불러온 데이터셋을 훈련/검증/테스트 세트로 나눕니다.

In [54]:
from sklearn.ensemble import RandomForestClassifier, ExtraTreesClassifier
from sklearn.svm import LinearSVC
from sklearn.neural_network import MLPClassifier

random_forest_clf = RandomForestClassifier(n_estimators=100, random_state=42)
extra_trees_clf = ExtraTreesClassifier(n_estimators=100, random_state=42)
svm_clf = LinearSVC(max_iter=100, tol=20, random_state=42)
mlp_clf = MLPClassifier(random_state=42)

estimators = [random_forest_clf, extra_trees_clf, svm_clf, mlp_clf]
for estimator in estimators:
    print("Training the", estimator)
    estimator.fit(X_train, y_train)

Training the RandomForestClassifier(random_state=42)
Training the ExtraTreesClassifier(random_state=42)
Training the LinearSVC(max_iter=100, random_state=42, tol=20)
Training the MLPClassifier(random_state=42)


In [55]:
[estimator.score(X_val, y_val) for estimator in estimators]

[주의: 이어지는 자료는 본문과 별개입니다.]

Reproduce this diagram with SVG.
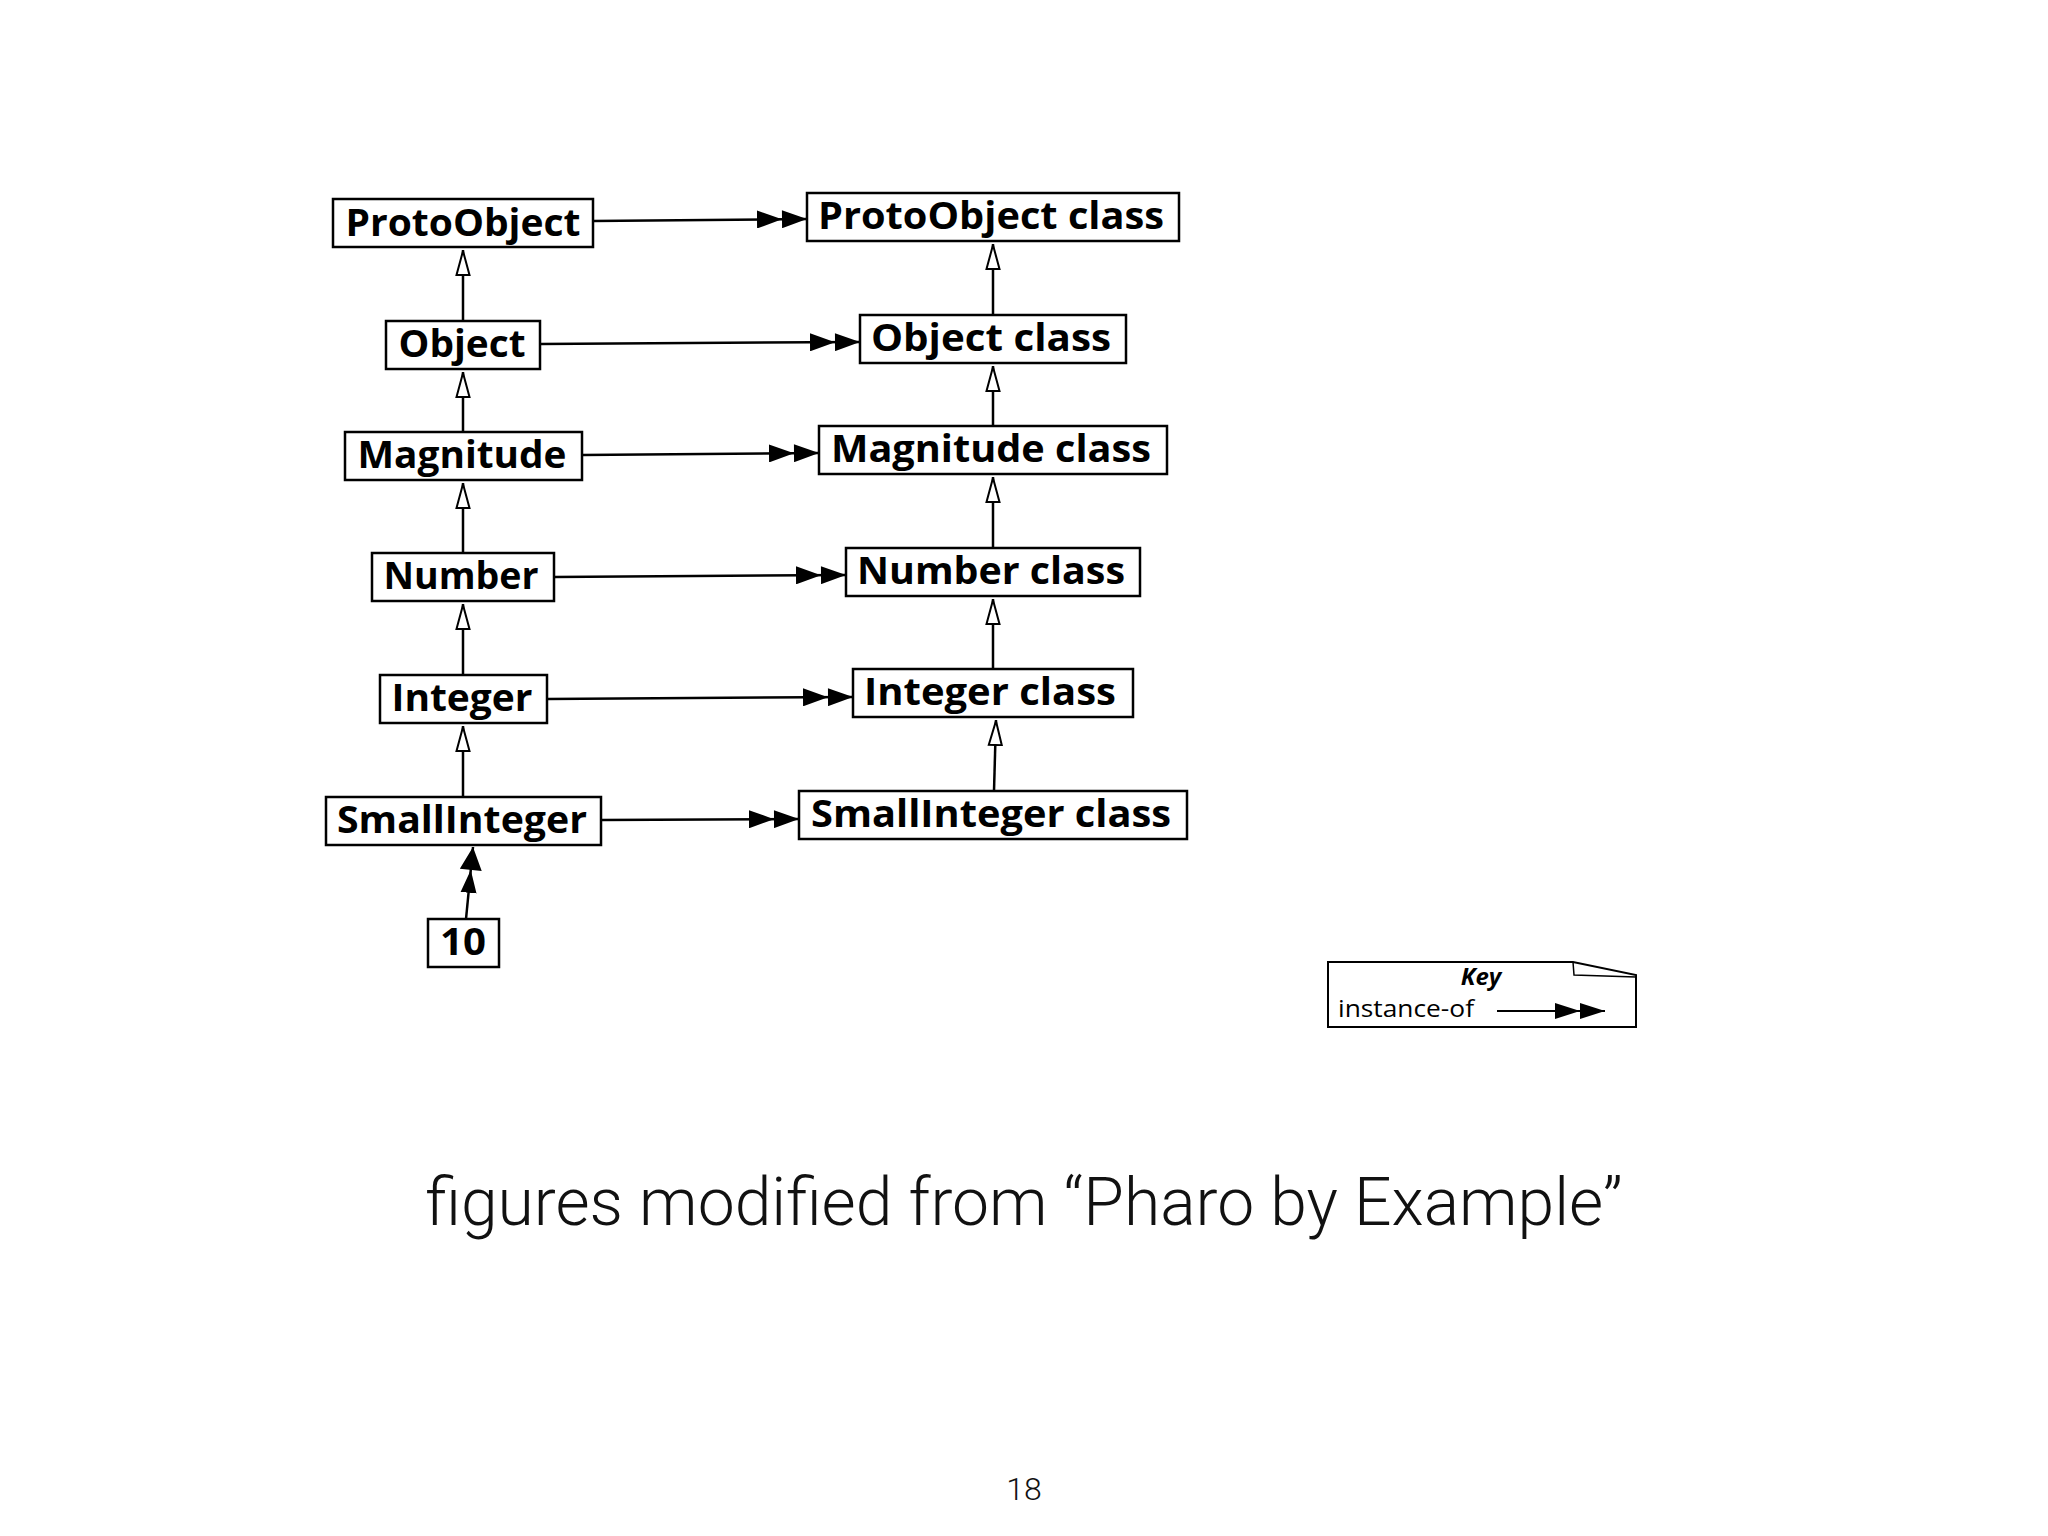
<svg xmlns="http://www.w3.org/2000/svg" width="2048" height="1536" viewBox="0 0 2048 1536">
<style>
.box{fill:#fff;stroke:#000;stroke-width:2.5}
.lbl{font-family:"Open Sans","DejaVu Sans",sans-serif;font-weight:bold;font-size:37px;text-anchor:middle}
.c{stroke:#000;stroke-width:2.5;fill:none}
</style>
<defs>
<marker id="inst" markerUnits="userSpaceOnUse" viewBox="0 0 50 18" markerWidth="50" markerHeight="18" refX="50" refY="9" orient="auto">
<path d="M0,0 L25,9 L0,18 Z M25,0 L50,9 L25,18 Z" fill="#000"/>
</marker>
<marker id="inst2" markerUnits="userSpaceOnUse" viewBox="0 0 46 22" markerWidth="46" markerHeight="22" refX="46" refY="11" orient="auto">
<path d="M0,3 L23,11 L0,19 Z M23,0 L46,11 L23,22 Z" fill="#000"/>
</marker>
<marker id="instk" markerUnits="userSpaceOnUse" viewBox="0 0 50 18" markerWidth="50" markerHeight="18" refX="50" refY="9" orient="auto">
<path d="M0,1 L25,9 L0,17 Z M25,1 L50,9 L25,17 Z" fill="#000"/>
</marker>
<marker id="inh" markerUnits="userSpaceOnUse" viewBox="0 0 26 16" markerWidth="26" markerHeight="16" refX="26" refY="8" orient="auto">
<path d="M1,1.5 L25,8 L1,14.5 Z" fill="#fff" stroke="#000" stroke-width="2"/>
</marker>
</defs>
<rect width="2048" height="1536" fill="#fff"/>
<g id="connectors" class="c">
<line x1="593" y1="221" x2="807" y2="219" marker-end="url(#inst)"/>
<line x1="540" y1="344" x2="860" y2="342" marker-end="url(#inst)"/>
<line x1="582" y1="455" x2="819" y2="453" marker-end="url(#inst)"/>
<line x1="554" y1="577" x2="846" y2="575" marker-end="url(#inst)"/>
<line x1="547" y1="699" x2="853" y2="697" marker-end="url(#inst)"/>
<line x1="601" y1="820" x2="799" y2="819" marker-end="url(#inst)"/>
<line x1="463" y1="321" x2="463" y2="250" marker-end="url(#inh)"/>
<line x1="463" y1="432" x2="463" y2="372" marker-end="url(#inh)"/>
<line x1="463" y1="553" x2="463" y2="483" marker-end="url(#inh)"/>
<line x1="463" y1="675" x2="463" y2="604" marker-end="url(#inh)"/>
<line x1="463" y1="797" x2="463" y2="726" marker-end="url(#inh)"/>
<line x1="993" y1="315" x2="993" y2="244" marker-end="url(#inh)"/>
<line x1="993" y1="426" x2="993" y2="366" marker-end="url(#inh)"/>
<line x1="993" y1="548" x2="993" y2="477" marker-end="url(#inh)"/>
<line x1="993" y1="669" x2="993" y2="599" marker-end="url(#inh)"/>
<line x1="994" y1="791" x2="996" y2="720" marker-end="url(#inh)"/>
<line x1="466" y1="919" x2="473" y2="847" marker-end="url(#inst2)"/>
</g>
<g id="ProtoObject"><rect class="box" x="333" y="199" width="260" height="48"/><text class="lbl" x="463" y="236" textLength="235" lengthAdjust="spacingAndGlyphs">ProtoObject</text></g>
<g id="ProtoObjectClass"><rect class="box" x="807" y="193" width="372" height="48"/><text class="lbl" x="991" y="229" textLength="346" lengthAdjust="spacingAndGlyphs">ProtoObject class</text></g>
<g id="Object"><rect class="box" x="386" y="321" width="154" height="48"/><text class="lbl" x="462" y="357" textLength="127" lengthAdjust="spacingAndGlyphs">Object</text></g>
<g id="ObjectClass"><rect class="box" x="860" y="315" width="266" height="48"/><text class="lbl" x="991" y="351" textLength="240" lengthAdjust="spacingAndGlyphs">Object class</text></g>
<g id="Magnitude"><rect class="box" x="345" y="432" width="237" height="48"/><text class="lbl" x="462" y="468" textLength="209" lengthAdjust="spacingAndGlyphs">Magnitude</text></g>
<g id="MagnitudeClass"><rect class="box" x="819" y="426" width="348" height="48"/><text class="lbl" x="991" y="462" textLength="320" lengthAdjust="spacingAndGlyphs">Magnitude class</text></g>
<g id="Number"><rect class="box" x="372" y="553" width="182" height="48"/><text class="lbl" x="461" y="589" textLength="155" lengthAdjust="spacingAndGlyphs">Number</text></g>
<g id="NumberClass"><rect class="box" x="846" y="548" width="294" height="48"/><text class="lbl" x="991" y="584" textLength="268" lengthAdjust="spacingAndGlyphs">Number class</text></g>
<g id="Integer"><rect class="box" x="380" y="675" width="167" height="48"/><text class="lbl" x="462" y="711" textLength="141" lengthAdjust="spacingAndGlyphs">Integer</text></g>
<g id="IntegerClass"><rect class="box" x="853" y="669" width="280" height="48"/><text class="lbl" x="990" y="705" textLength="252" lengthAdjust="spacingAndGlyphs">Integer class</text></g>
<g id="SmallInteger"><rect class="box" x="326" y="797" width="275" height="48"/><text class="lbl" x="462" y="833" textLength="250" lengthAdjust="spacingAndGlyphs">SmallInteger</text></g>
<g id="SmallIntegerClass"><rect class="box" x="799" y="791" width="388" height="48"/><text class="lbl" x="991" y="827" textLength="360" lengthAdjust="spacingAndGlyphs">SmallInteger class</text></g>
<g id="ten"><rect class="box" x="428" y="919" width="71" height="48"/><text class="lbl" x="463" y="955" textLength="46" lengthAdjust="spacingAndGlyphs">10</text></g>
<g id="key">
<path d="M1328,962 L1573,962 L1636,975 L1636,1027 L1328,1027 Z" fill="#fff" stroke="#000" stroke-width="2"/>
<path d="M1573,962 L1574,975 L1636,977" fill="none" stroke="#000" stroke-width="1.5"/>
<text x="1481" y="985" font-family="'Open Sans','DejaVu Sans',sans-serif" font-weight="bold" font-style="italic" font-size="24" text-anchor="middle">Key</text>
<text x="1338" y="1017" font-family="'Open Sans','DejaVu Sans',sans-serif" font-size="24" textLength="136" lengthAdjust="spacingAndGlyphs">instance-of</text>
<line x1="1497" y1="1011" x2="1605" y2="1011" stroke="#000" stroke-width="2" marker-end="url(#instk)"/>
</g>
<text x="1024" y="1225" font-family="Roboto,'Liberation Sans',sans-serif" font-weight="300" font-size="66" text-anchor="middle" fill="#111">figures modified from “Pharo by Example”</text>
<text x="1024" y="1500" font-family="Roboto,'Liberation Sans',sans-serif" font-weight="300" font-size="32" text-anchor="middle" fill="#111">18</text>
</svg>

[0.9692, 0.9715, 0.859, 0.9639]

[학습 결과]  
랜덤 포레스트: 0.9692  
엑스트라 트리: 0.9715  
서브 벡터 머신: 0.859  
MLP: 0.9639



In [56]:
from sklearn.ensemble import VotingClassifier

named_estimators = [
    ("random_forest_clf", random_forest_clf),
    ("extra_trees_clf", extra_trees_clf),
    ("svm_clf", svm_clf),
    ("mlp_clf", mlp_clf),
]
voting_clf = VotingClassifier(named_estimators)
voting_clf.fit(X_train, y_train)

VotingClassifier(estimators=[('random_forest_clf',
                              RandomForestClassifier(random_state=42)),
                             ('extra_trees_clf',
                              ExtraTreesClassifier(random_state=42)),
                             ('svm_clf',
                              LinearSVC(max_iter=100, random_state=42, tol=20)),
                             ('mlp_clf', MLPClassifier(random_state=42))])

In [57]:
voting_clf.score(X_val, y_val)

0.9708

앙상블 결과: 0.9708

In [58]:
[estimator.score(X_val, y_val) for estimator in voting_clf.estimators_]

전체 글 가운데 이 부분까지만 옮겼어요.